In an era where business agility and specialized skills are paramount, staff augmentation has emerged as a key strategy for companies looking to stay competitive. But the term gets used loosely — sometimes interchangeably with outsourcing, sometimes as a synonym for “hiring contractors.” This article explains precisely what staff augmentation is, how it works in practice, and when it makes more sense than the alternatives.
What Staff Augmentation Actually Means
Staff augmentation is a hiring model where businesses temporarily employ external professionals to work as part of their existing team. The augmented engineers join your workflow directly — your Slack, your repo, your task board, your standups — rather than operating as a separate external unit working from their own backlog.
This is the defining difference from project outsourcing: in outsourcing, you hand a project to an external team and receive deliverables. In staff augmentation, external engineers become functional members of your team for a defined period. You retain full control over priorities, architecture decisions, code review, and product direction.
Staff Augmentation vs. Alternatives: A Clear Comparison
| Staff Augmentation | Project Outsourcing | Full-Time Hire | Freelancer | |
|---|---|---|---|---|
| Control over work | Full | Low | Full | Medium |
| Integration with team | Deep | Minimal | Deep | Shallow |
| Time to productive | Days | Weeks | 1–3 months | Days–weeks |
| Commitment | Flexible (monthly) | Fixed to project | Long-term | Per-project |
| Overhead | Low | Low | High | Low |
| Best for | Scaling specific skills | Defined, bounded projects | Core long-term roles | Short task work |
Staff augmentation sits in the middle: the control and integration of a full-time employee, the flexibility and low overhead of an external arrangement.

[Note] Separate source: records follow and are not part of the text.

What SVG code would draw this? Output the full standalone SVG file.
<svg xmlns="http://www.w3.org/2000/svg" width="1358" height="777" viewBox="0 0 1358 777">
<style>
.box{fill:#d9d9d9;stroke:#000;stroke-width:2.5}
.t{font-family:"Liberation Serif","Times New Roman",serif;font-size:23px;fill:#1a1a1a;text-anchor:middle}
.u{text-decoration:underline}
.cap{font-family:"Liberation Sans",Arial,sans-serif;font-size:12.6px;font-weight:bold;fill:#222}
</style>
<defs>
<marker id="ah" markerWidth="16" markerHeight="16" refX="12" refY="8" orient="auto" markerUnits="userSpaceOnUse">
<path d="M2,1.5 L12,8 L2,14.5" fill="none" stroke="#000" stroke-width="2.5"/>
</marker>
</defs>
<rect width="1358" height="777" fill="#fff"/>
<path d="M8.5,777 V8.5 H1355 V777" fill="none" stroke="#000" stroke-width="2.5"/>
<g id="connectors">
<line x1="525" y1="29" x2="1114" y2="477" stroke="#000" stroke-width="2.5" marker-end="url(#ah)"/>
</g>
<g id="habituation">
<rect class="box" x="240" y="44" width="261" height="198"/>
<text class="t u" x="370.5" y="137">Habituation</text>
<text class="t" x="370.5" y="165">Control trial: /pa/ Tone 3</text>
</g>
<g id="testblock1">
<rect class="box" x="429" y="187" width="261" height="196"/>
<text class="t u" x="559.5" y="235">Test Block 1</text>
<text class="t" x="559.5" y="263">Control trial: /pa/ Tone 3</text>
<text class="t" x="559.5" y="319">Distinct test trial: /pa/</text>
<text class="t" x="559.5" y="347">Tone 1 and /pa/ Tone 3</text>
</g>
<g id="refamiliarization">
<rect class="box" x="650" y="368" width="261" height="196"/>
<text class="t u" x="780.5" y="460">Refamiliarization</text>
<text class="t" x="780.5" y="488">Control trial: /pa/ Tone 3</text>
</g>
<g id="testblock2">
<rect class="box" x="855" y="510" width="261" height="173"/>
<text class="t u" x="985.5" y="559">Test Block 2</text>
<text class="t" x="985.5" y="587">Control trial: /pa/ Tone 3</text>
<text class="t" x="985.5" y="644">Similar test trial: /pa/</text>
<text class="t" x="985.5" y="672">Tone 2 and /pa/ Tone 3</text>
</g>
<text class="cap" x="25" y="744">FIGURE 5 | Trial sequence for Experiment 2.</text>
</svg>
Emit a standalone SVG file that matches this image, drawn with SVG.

How Staff Augmentation Works Step by Step
1. Scoping the need: The engagement starts with a clear definition of what skills are needed, what the engineer will work on, and how long the engagement will run. The more specific this definition, the better the match.
2. Candidate sourcing and screening: The staff augmentation partner identifies candidates from their talent pool. Unlike a recruiter who sources from the open market, a reputable partner works with engineers they’ve already vetted — typically for technical skill, English communication, and prior remote collaboration experience.
3. Client interview: You interview the candidate, just as you would for a full-time hire. You assess technical fit, communication style, and cultural fit with your team. You decide whether to proceed.
4. Onboarding: Once selected, the engineer gets access to your tools and codebase. Good onboarding takes 3–5 days; the engineer should be shipping reviewed code within the first week.
5. Active engagement: The engineer works as a direct team member. Daily standups, pull requests reviewed by your team, participation in planning and retros. Communication is direct — not mediated through a project manager unless you prefer it.
6. Scaling and exit: Engagements typically run on a monthly retainer with a 30-day notice period for scaling up, down, or ending. There’s no severance, no termination process, no HR complexity.
When to Choose Staff Augmentation
Staff augmentation is the right choice in several specific situations:
Skill gap on a live project: Your team is shipping, but a specific component requires expertise you don’t have in-house — machine learning, mobile, infrastructure, a specific framework. You need that skill now, not after a 3-month hire.
Temporary surge in workload: A product launch, a major feature sprint, a technical migration — periods where you need more engineering capacity for a defined window without committing to a permanent headcount increase.
Validating a hire before committing: Staff augmentation gives you a low-risk way to work with an engineer before deciding whether to offer a full-time role. You see their real work, their communication style, their judgment — not their interview performance.
Early-stage companies building before hiring: Pre-Series A startups often augment a small founding team with specialized engineers to build the initial product, then transition to in-house hiring as the company grows and roles become clearer.
What Staff Augmentation Is Not
It’s worth being explicit about what staff augmentation is not:
- It’s not a way to get cheap output. Augmented engineers are working on your production codebase under your technical direction — quality is your responsibility to define, and the right provider will hold their people to it.
- It’s not a black box. You have full visibility into what is being built, how it’s structured, and why decisions are made.
- It’s not just “contractors.” A contractor delivers a piece of work and moves on. An augmented engineer becomes part of your team for the duration and is accountable to your standards, not just their own.
Best Practices for Implementing Staff Augmentation
Successfully integrating augmented staff requires treating them as real team members from day one:
- Give them direct access to your communication channels (Slack, not just email)
- Include them in planning meetings so they understand context, not just tickets
- Set clear expectations about code quality, testing, and PR process upfront
- Assign a primary internal point of contact for the first two weeks
The companies that get the most out of team extension and staff augmentation are the ones that invest in integration rather than treating the augmented engineer as a black-box resource. When you do it right, the engagement is indistinguishable from working with a full-time employee — with the flexibility to end cleanly when the work is done.